### [RAW DATA]
────────

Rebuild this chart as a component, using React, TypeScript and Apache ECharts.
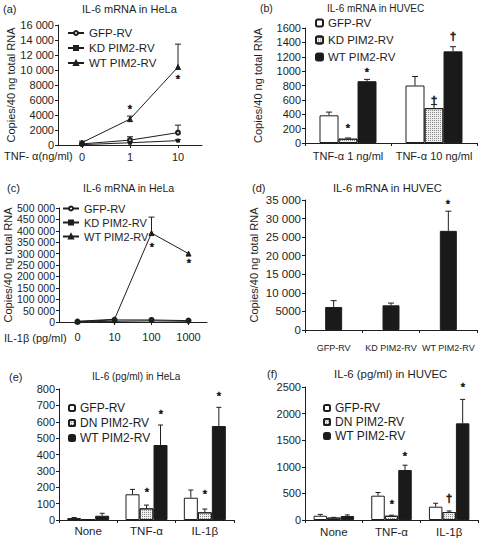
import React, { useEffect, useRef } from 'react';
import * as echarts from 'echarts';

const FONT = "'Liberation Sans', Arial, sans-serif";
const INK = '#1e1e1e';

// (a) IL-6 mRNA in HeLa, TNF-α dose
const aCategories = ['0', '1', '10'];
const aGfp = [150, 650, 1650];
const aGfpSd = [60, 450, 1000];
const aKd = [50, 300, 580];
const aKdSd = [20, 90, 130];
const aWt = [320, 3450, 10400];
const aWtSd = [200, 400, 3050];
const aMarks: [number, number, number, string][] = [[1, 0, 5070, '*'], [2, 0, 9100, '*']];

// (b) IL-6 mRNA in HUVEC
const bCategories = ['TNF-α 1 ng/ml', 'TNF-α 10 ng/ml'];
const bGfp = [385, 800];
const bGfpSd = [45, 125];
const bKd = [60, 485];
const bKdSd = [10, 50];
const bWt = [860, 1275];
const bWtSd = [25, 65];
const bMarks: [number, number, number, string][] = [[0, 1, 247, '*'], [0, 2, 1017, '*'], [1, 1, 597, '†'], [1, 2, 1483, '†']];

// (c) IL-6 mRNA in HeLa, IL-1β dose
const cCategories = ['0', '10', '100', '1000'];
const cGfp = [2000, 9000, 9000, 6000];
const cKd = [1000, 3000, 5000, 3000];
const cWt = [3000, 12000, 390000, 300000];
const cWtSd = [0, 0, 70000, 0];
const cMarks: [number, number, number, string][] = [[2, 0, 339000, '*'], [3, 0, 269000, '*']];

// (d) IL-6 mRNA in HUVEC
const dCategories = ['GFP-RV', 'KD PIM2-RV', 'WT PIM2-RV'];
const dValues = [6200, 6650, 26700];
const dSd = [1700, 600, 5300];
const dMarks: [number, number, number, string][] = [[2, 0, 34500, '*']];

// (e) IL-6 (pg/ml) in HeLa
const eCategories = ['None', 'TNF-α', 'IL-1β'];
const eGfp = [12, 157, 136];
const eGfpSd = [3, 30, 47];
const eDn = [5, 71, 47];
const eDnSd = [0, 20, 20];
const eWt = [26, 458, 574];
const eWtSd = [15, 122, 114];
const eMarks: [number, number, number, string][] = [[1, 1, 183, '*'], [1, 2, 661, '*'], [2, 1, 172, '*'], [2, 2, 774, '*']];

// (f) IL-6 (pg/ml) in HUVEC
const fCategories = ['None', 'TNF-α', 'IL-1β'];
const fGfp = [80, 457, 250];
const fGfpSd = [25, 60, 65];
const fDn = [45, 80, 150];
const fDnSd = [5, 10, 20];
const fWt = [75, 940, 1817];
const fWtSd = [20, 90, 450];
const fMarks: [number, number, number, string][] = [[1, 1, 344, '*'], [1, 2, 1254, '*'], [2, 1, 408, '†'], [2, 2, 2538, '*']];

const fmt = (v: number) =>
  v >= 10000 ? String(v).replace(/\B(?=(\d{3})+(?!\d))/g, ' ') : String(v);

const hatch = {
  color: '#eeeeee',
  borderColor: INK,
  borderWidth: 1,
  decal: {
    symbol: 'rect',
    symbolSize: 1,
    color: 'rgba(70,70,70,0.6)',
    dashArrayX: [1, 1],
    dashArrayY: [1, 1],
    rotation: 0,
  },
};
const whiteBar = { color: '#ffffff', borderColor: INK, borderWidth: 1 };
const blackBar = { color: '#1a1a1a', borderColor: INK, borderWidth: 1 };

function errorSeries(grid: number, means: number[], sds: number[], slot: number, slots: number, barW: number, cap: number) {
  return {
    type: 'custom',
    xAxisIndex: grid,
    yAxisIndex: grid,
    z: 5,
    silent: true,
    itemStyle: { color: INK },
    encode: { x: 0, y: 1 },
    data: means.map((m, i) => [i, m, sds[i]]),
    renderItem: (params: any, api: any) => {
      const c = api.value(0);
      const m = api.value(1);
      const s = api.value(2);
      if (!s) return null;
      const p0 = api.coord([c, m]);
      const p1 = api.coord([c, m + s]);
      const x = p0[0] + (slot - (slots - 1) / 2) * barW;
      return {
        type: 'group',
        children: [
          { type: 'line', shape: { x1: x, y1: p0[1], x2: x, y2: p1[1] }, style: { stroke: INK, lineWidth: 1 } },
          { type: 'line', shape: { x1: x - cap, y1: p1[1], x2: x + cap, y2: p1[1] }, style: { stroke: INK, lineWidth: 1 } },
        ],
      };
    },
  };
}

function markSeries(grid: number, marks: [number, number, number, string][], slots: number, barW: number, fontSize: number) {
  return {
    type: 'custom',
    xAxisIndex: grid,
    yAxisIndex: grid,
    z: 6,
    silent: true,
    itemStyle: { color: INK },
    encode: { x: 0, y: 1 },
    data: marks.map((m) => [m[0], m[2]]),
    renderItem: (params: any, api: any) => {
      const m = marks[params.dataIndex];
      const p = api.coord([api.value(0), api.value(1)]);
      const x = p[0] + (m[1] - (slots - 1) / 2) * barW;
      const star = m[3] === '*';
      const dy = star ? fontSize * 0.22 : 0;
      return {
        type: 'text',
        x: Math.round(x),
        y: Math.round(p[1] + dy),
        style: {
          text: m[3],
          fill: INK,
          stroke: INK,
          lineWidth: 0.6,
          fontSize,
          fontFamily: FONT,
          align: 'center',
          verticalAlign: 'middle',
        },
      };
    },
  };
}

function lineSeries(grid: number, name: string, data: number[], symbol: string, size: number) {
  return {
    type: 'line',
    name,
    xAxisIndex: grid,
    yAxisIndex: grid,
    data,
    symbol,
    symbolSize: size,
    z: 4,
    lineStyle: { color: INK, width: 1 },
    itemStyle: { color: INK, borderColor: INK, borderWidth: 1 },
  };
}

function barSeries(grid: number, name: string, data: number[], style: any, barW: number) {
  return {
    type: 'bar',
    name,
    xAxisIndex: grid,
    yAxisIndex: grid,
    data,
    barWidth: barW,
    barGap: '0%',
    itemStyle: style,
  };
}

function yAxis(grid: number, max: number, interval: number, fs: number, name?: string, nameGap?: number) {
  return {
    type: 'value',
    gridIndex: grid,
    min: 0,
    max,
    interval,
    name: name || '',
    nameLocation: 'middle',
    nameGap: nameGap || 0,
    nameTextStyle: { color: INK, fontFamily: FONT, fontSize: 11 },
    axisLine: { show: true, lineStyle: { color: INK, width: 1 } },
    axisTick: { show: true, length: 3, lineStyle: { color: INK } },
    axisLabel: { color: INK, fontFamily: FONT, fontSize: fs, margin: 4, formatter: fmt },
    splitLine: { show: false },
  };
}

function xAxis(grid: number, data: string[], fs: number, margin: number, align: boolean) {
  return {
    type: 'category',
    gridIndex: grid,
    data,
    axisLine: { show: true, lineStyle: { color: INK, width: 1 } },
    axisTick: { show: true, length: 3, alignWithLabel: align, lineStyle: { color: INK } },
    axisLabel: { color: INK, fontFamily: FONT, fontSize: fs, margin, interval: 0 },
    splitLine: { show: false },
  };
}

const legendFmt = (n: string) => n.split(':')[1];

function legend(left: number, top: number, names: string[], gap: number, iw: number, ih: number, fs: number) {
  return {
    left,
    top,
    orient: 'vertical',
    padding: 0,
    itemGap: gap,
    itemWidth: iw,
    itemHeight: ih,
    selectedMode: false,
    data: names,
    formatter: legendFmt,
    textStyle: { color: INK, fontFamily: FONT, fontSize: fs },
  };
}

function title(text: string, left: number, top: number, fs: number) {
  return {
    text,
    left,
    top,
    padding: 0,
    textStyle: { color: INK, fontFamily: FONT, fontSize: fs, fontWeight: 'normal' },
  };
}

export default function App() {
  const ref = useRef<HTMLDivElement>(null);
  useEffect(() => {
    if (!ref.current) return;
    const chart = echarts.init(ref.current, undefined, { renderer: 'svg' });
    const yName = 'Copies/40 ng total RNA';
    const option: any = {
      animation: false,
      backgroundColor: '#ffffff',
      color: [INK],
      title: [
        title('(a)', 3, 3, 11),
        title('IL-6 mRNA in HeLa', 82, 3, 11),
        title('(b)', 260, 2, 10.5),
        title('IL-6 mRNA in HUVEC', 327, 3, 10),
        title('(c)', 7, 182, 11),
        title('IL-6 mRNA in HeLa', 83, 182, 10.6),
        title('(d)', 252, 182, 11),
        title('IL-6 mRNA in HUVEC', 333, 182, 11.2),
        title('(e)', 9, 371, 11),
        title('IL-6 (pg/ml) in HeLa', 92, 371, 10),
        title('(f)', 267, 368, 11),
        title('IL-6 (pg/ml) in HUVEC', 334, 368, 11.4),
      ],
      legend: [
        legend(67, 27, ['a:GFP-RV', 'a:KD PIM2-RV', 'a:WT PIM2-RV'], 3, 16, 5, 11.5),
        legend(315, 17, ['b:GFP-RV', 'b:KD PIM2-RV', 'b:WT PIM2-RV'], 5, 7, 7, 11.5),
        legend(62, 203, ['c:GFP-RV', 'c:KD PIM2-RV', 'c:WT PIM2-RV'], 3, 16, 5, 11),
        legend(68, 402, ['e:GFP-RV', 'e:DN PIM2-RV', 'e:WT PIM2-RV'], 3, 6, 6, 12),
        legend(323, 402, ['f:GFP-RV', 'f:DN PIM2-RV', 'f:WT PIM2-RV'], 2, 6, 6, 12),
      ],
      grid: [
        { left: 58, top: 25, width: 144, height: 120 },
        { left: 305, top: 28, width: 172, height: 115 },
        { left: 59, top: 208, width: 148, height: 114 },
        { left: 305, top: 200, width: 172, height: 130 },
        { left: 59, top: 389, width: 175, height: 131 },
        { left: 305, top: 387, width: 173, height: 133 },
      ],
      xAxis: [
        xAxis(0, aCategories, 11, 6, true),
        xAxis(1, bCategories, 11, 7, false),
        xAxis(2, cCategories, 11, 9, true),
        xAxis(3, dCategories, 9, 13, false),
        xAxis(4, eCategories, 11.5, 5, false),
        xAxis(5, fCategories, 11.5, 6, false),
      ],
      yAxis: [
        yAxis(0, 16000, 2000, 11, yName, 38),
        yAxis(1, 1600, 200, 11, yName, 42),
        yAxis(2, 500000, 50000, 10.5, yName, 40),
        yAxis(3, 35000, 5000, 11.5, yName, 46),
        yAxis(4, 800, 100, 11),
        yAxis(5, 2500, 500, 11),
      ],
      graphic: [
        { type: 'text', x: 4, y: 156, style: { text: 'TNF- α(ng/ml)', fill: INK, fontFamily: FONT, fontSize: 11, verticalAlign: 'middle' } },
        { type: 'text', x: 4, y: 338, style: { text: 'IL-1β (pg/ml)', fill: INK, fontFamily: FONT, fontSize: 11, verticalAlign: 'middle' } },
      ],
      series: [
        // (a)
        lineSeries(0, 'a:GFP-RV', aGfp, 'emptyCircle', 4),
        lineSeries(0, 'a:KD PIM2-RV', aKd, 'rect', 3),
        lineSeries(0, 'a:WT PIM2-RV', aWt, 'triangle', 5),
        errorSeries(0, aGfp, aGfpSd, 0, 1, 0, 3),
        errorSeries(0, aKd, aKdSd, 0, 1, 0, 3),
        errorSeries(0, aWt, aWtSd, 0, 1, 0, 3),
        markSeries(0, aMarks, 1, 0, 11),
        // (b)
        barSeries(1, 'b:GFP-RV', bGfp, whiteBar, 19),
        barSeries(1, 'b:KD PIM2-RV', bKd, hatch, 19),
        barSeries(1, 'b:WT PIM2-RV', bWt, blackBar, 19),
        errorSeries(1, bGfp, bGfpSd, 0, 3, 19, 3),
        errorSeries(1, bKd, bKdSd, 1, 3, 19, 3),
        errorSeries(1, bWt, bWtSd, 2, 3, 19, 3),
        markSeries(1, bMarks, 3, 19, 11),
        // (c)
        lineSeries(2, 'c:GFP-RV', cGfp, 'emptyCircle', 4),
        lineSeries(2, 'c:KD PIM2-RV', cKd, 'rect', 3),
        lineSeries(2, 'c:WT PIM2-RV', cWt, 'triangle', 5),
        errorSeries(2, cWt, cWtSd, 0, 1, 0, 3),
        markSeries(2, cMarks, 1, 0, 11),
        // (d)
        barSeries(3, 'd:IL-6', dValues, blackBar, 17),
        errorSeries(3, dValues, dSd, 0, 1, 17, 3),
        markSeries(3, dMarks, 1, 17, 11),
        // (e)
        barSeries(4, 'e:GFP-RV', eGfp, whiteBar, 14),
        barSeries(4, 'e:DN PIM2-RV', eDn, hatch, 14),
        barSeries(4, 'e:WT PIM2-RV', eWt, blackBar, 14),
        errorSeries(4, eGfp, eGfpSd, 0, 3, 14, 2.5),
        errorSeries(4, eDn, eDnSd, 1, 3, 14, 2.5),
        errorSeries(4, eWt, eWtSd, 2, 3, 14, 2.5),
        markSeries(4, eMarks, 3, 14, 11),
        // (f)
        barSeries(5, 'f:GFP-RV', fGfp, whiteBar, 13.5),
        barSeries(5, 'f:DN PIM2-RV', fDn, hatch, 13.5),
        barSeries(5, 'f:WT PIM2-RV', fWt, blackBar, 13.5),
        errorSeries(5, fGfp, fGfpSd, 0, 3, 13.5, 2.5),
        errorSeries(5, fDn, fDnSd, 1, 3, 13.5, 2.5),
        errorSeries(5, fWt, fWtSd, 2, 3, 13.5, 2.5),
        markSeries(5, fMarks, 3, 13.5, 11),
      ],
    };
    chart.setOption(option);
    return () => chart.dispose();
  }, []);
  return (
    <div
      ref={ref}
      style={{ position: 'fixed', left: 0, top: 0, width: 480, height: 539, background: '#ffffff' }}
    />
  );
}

────────

### [WHAT IS BEING ASKED]
Up to and including the line containing "const bMarks: [number, number, number, string][]", repeat every line from the start of the data, but none of the pictures.

### [CORRECT RESPONSE]
Rebuild this chart as a component, using React, TypeScript and Apache ECharts.
import React, { useEffect, useRef } from 'react';
import * as echarts from 'echarts';

const FONT = "'Liberation Sans', Arial, sans-serif";
const INK = '#1e1e1e';

// (a) IL-6 mRNA in HeLa, TNF-α dose
const aCategories = ['0', '1', '10'];
const aGfp = [150, 650, 1650];
const aGfpSd = [60, 450, 1000];
const aKd = [50, 300, 580];
const aKdSd = [20, 90, 130];
const aWt = [320, 3450, 10400];
const aWtSd = [200, 400, 3050];
const aMarks: [number, number, number, string][] = [[1, 0, 5070, '*'], [2, 0, 9100, '*']];

// (b) IL-6 mRNA in HUVEC
const bCategories = ['TNF-α 1 ng/ml', 'TNF-α 10 ng/ml'];
const bGfp = [385, 800];
const bGfpSd = [45, 125];
const bKd = [60, 485];
const bKdSd = [10, 50];
const bWt = [860, 1275];
const bWtSd = [25, 65];
const bMarks: [number, number, number, string][] = [[0, 1, 247, '*'], [0, 2, 1017, '*'], [1, 1, 597, '†'], [1, 2, 1483, '†']];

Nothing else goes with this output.